The training of young Narendra was no different. The personal supervision and oversight of an extraordinary teacher like Sri Ramakrishna was critical in the transitioning of Narendra into Swami Vivekananda. Living with the Master was itself a kind of austerity and spiritual discipline for Narendra. He had to rise beyond all known ideas and constantly challenge himself to go beyond the limitations of the senses. It also demanded a high level of concentration and character of the highest order to follow the Master’s thoughts and words. The rationalist in Narendra was challenged by the ecstasy and experience of divine emotion constantly. The Master was intimate and tender, but at the same time demanding of his favourite disciple. Their relationship was filial, natural, human and free from egoism. Referring to those days Narendra used to say, “It is impossible to give others any idea of the ineffable joy we derived from the presence of the Master. It is really beyond our understanding how he could train us, without our knowing it, through fun and play, and thus mould our spiritual life. As the master wrestler proceeds with great caution and restraint with the beginner, now empowering him in the struggle with great difficulty as it were, again allowing himself to be defeated to strengthen the pupil’s self-confidence – in exactly the same manner did Sri Ramakrishna handle us. Realizing that the Atman, the source of infinite strength, exists in every individual, pigmy though he might be, he was able to see the potential giant in all. Holding up that bright picture to view, he would speak highly of us and encourage us. Again he would warn us lest we should obstruct this future consummation by becoming entangled in worldly desires, and moreover he would keep us under control by carefully observing even the minute details of our life. All this was done silently and unobtrusively. That was the secret of his training of the disciples and his molding of their lives.”

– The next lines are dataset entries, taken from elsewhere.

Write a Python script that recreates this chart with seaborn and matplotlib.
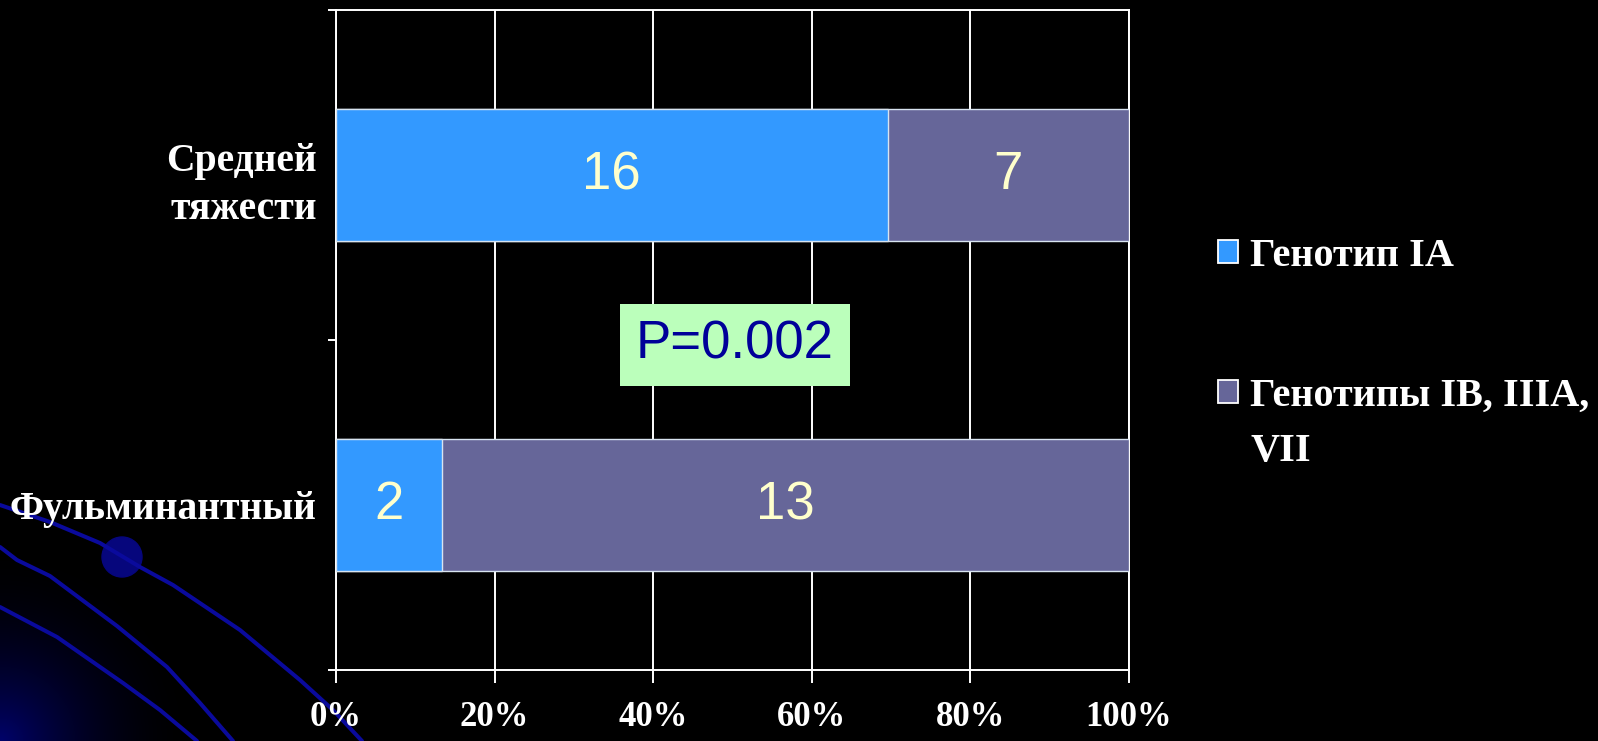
import numpy as np
import pandas as pd
import matplotlib
matplotlib.use("Agg")
import matplotlib.pyplot as plt
import seaborn as sns
from matplotlib.patches import Patch, Circle

# ---- data -------------------------------------------------------------
categories = ["Средней\nтяжести", "Фульминантный"]
genotype_ia = [16, 2]        # Генотип IA
genotype_other = [7, 13]     # Генотипы IB, IIIA, VII
series_names = ["Генотип IA", "Генотипы IB, IIIA,\nVII"]
x_ticks = [0, 20, 40, 60, 80, 100]
p_value_label = "P=0.002"

# ---- styling ----------------------------------------------------------
BLUE = "#3399FF"
PURPLE = "#666699"
VALUE_COLOR = "#FFFFCC"
EDGE = "#D8E4F0"
W, H = 1598, 741

sns.set_style("dark", {"axes.facecolor": "black", "figure.facecolor": "black"})
plt.rcParams["font.family"] = ["Liberation Serif", "DejaVu Serif"]

totals = np.array(genotype_ia) + np.array(genotype_other)
df = pd.DataFrame({
    "category": categories,
    "ia_share": np.array(genotype_ia) / totals * 100,
    "full": totals / totals * 100,
})

fig = plt.figure(figsize=(W / 100, H / 100), dpi=100, facecolor="black")

# ---- slide background: corner glow, arcs and a bead ----------------------
bg = fig.add_axes([0, 0, 1, 1], zorder=-10)
bg.set_xlim(0, W)
bg.set_ylim(H, 0)
bg.axis("off")
yy, xx = np.mgrid[0:H, 0:W]
glow = np.clip(1 - np.hypot(xx, yy - H) / 200, 0, 1) ** 2.0
img = np.zeros((H, W, 3))
img[..., 2] = 0.42 * glow
img[..., 1] = 0.01 * glow
bg.imshow(img, extent=(0, W, H, 0), aspect="auto", interpolation="bilinear")
arc_color = "#0A0A9C"
arcs = [
    ([0, 50, 100, 140, 173, 240, 300, 333, 362], [505, 522, 543, 567, 585, 630, 680, 710, 741]),
    ([0, 17, 50, 117, 167, 200, 233], [547, 560, 576, 626, 667, 703, 741]),
    ([0, 57, 123, 160, 197], [607, 637, 683, 710, 741]),
]
for xs, ys in arcs:
    bg.plot(xs, ys, color=arc_color, lw=2.9, solid_joinstyle="round")
bg.add_patch(Circle((122, 557), 20, color="#06067C"))

# ---- chart ------------------------------------------------------------
ax = fig.add_axes([336 / W, 71 / H, 793 / W, 660 / H])
ax.set_facecolor("black")
sns.barplot(data=df, x="full", y="category", orient="h", color=PURPLE,
            saturation=1, width=0.4, edgecolor=EDGE, linewidth=1.0, ax=ax,
            zorder=3)
sns.barplot(data=df, x="ia_share", y="category", orient="h", color=BLUE,
            saturation=1, width=0.4, edgecolor=EDGE, linewidth=1.0, ax=ax,
            zorder=4)

value_font = dict(family=["Liberation Sans", "DejaVu Sans"], fontsize=38,
                  color=VALUE_COLOR, ha="center", va="center", zorder=6)
for i, (share, n_ia, n_other) in enumerate(zip(df["ia_share"], genotype_ia, genotype_other)):
    ax.text(share / 2, i, str(n_ia), **value_font)
    ax.text((share + 100) / 2, i, str(n_other), **value_font)

ax.set_xlim(0, 100)
ax.set_ylim(1.5, -0.5)
ax.set_xlabel("")
ax.set_ylabel("")

# grid and frame
ax.set_axisbelow(True)
ax.xaxis.grid(True, color="white", lw=1.4)
ax.yaxis.grid(False)
for side in ["left", "bottom", "top", "right"]:
    ax.spines[side].set_visible(True)
    ax.spines[side].set_color("white")
    ax.spines[side].set_linewidth(1.4)

# x axis
ax.set_xticks(x_ticks)
ax.set_xticklabels([f"{v}%" for v in x_ticks], fontsize=25, fontweight="bold",
                   color="white")
ax.tick_params(axis="x", which="major", direction="out", length=9, width=1.4,
               color="white", pad=13, bottom=True)

# y axis: tick marks on band edges, labels centred on bands
ax.set_yticks([-0.5, 0.5, 1.5])
ax.set_yticklabels([])
ax.set_yticks([0, 1], minor=True)
ax.set_yticklabels(categories, minor=True, fontsize=28.5, fontweight="bold",
                   color="white", linespacing=1.4, ha="right")
ax.tick_params(axis="y", which="major", direction="out", length=6, width=1.4,
               color="white", left=True)
ax.tick_params(axis="y", which="minor", length=0, pad=14, left=True)

# significance box
ax.text(50.3, 0.515, p_value_label, family=["Liberation Sans", "DejaVu Sans"],
        fontsize=38, color="#000099", ha="center", va="center", zorder=7,
        bbox=dict(boxstyle="square,pad=0.3", fc="#BBFFBB", ec="none"))

# legend: the swatch sits on the first line of each name, the rest wraps below
legend_size = 29
legend_font = dict(family="Liberation Serif", size=legend_size, weight="bold")
first_lines = [n.split("\n")[0] for n in series_names]
handles = [Patch(facecolor=c, edgecolor="white", linewidth=1.3, label=n)
           for c, n in zip([BLUE, PURPLE], first_lines)]
leg = fig.legend(handles=handles, loc="center left",
                 bbox_to_anchor=(1218 / W, 1 - 326 / H), frameon=False,
                 prop=legend_font, labelcolor="white", handlelength=0.5,
                 handleheight=0.5, handletextpad=0.3, labelspacing=2.55,
                 borderaxespad=0, borderpad=0)
fig.canvas.draw()
for name, txt in zip(series_names, leg.get_texts()):
    rest = name.split("\n")[1:]
    if rest:
        bb = txt.get_window_extent()
        yc = (bb.y0 + bb.y1) / 2
        fig.text(bb.x0 / W, (yc - 56) / H, "\n".join(rest), color="white",
                 fontfamily="Liberation Serif", fontsize=legend_size,
                 fontweight="bold", ha="left", va="center")

fig.savefig("out.png", dpi=100, facecolor="black")
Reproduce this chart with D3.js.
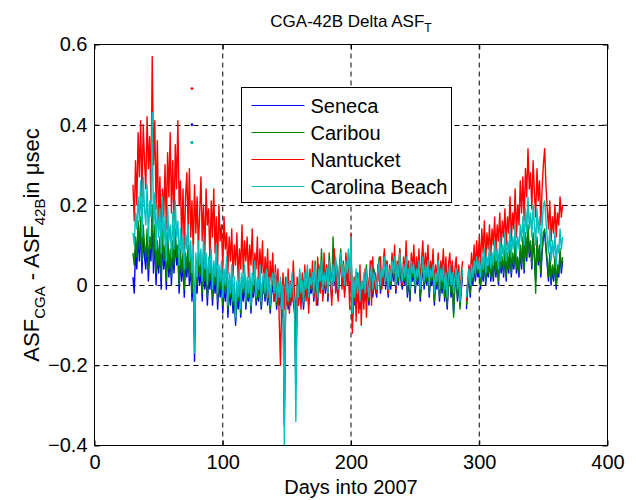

This training also did not mean that Narendra had to give up either his boyish enthusiasm or his leonine spirit. He was like a sporting child in the presence of an indulgent parent. Though he held his master in the highest esteem, Ramakrishna allowed him to doubt him. The Master would also say, “Do not accept anything because I have said so, but test everything for yourself. It is not in assent or dissent that the goal is to be attained, but in actual and concrete realization.” Narendra was possibly the only disciple to fathom, understand and appreciate the greatness of his master while at the same challenge him and his ideas. In this relationship of the master and disciple, one can see how a person who is highly individualistic and well-informed could also be shaped with love, the power of experience and convictions that transcend ordinary human thought. It is the experience of this special relationship that shaped Narendra into becoming an extraordinary teacher in later life.